There are many attributes we share with our distant Gaelic forefathers: stubborn, resolute, self-sufficient, tough, hard-working, enduring, straight-talking, emotional, passionate, philosophical and engaging… perhaps with a certain roguish quality.
We are proudly non-conformist, as has always been the way in these Western Isles – Oirthir Gaidheal, the Coast of the Gaels, the land of the outsider.
At Bruichladdich, we believe the whisky industry has been stifled by industrialisation and self-interest – huge organisations have developed that require a stable status quo to ensure that their industrial processes can run to maximum efficiency, producing the maximum “product” with the minimum input and variation, all to the lowest unit price.
We reject this.
We believe that whisky should have character; an authenticity derived from where it is distilled and the philosophies of those who distil it – a sense of place, of terroir that speaks of the land, of the raw ingredients from which it was made.
We believe in variety, in chance, in progress, in irrationality, in a stubborn refusal to accept prescribed “process”; we believe in following the distilling Muse wherever it might take us. Above all we believe the world needs an antidote to homogeneity and blandness. Since our first spirit ran from our unique, Victorian stills on 11.09.01 we have been on an adventure – sometimes a white-knuckle ride, but a journey that has seldom been dull, often a challenge, throughout a joy and a thrill.
There was a time, now long gone, when distilling was an uncomplicated affair. An art, certainly, but not an enterprise where craft was subordinated to spin, and where concerns of “global consumer profiling” and market research took pre-eminence over thoughts of land, season and harvest. We believe the spirit has lost touch with the land, with the farmers who supply its raw product, and with a sense of place and provenance. At the time of writing, 50% of our barley is sourced from organic farms – ultimately our aim is for that to be 100% (and while most other distillers don’t seem to feel the need, our barley is 100% SCOTTISH barley – how could it be any other way?). In 2010 we released the first spirit to be made from
Islay Barley, perhaps the first for 50 years. We believe our spirit should speak of where it comes from and where it matured –
Bruichladdich is the only major distiller to distil, mature and bottle all its whisky on Islay. Extraordinary to think it could be any other way, isn’t it?
There has been a tendency to see organic farming as either a lifestyle statement or a luxury, or both. It is nothing of the sort. Organic farming is the way all farming used to be before the industrial revolution and the mass migration of population into towns and cities. The distiller would buy his grain in the morning from the farmer he would drink with in the evening. And that farmer would know every inch of his land and the meaning of every cloud in the sky. On Islay he would collect kelp from the beach for fertiliser and pray the volatile Atlantic weather systems would keep the rain off his harvest.

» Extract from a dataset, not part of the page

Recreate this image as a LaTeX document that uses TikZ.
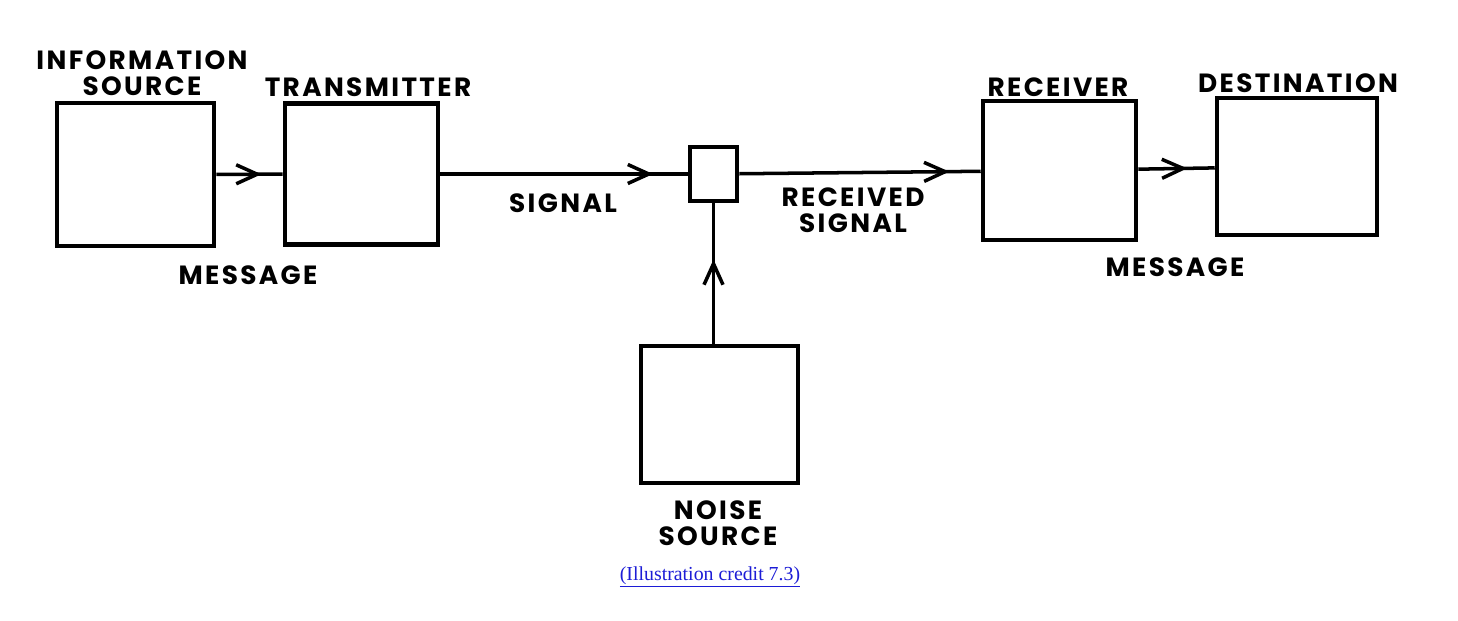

We passionately pursue a return to these simpler times – to authenticity, place and provenance, to ultimate traceability. We seek to produce the most natural, thought-provoking, intellectually stimulating & enjoyable spirit possible. Obesessive? Probably – but if all you want is a whisky, the world is awash with the stuff!
Our water comes from farmer and friend James Brown’s
Octomore farm up on the hill behind our
Port Charlotte warehouse; our Islay barley is dried in the sheds of the Wood brothers, Andrew and Neil, up the road at Octofad farm. We believe in community.
Lastly, and with respect for this glorious past of which we’ve spoken, we believe in innovation and progress, with constantly striving to produce a more characterful spirit, one with more integrity and provenance, one that is more expressive of this wonderful island we are lucky to live on. A spirit to put a smile on your face wherever you are, and to help you close your eyes and quietly dream of Islay.
We are progressive, Hebridean distillers.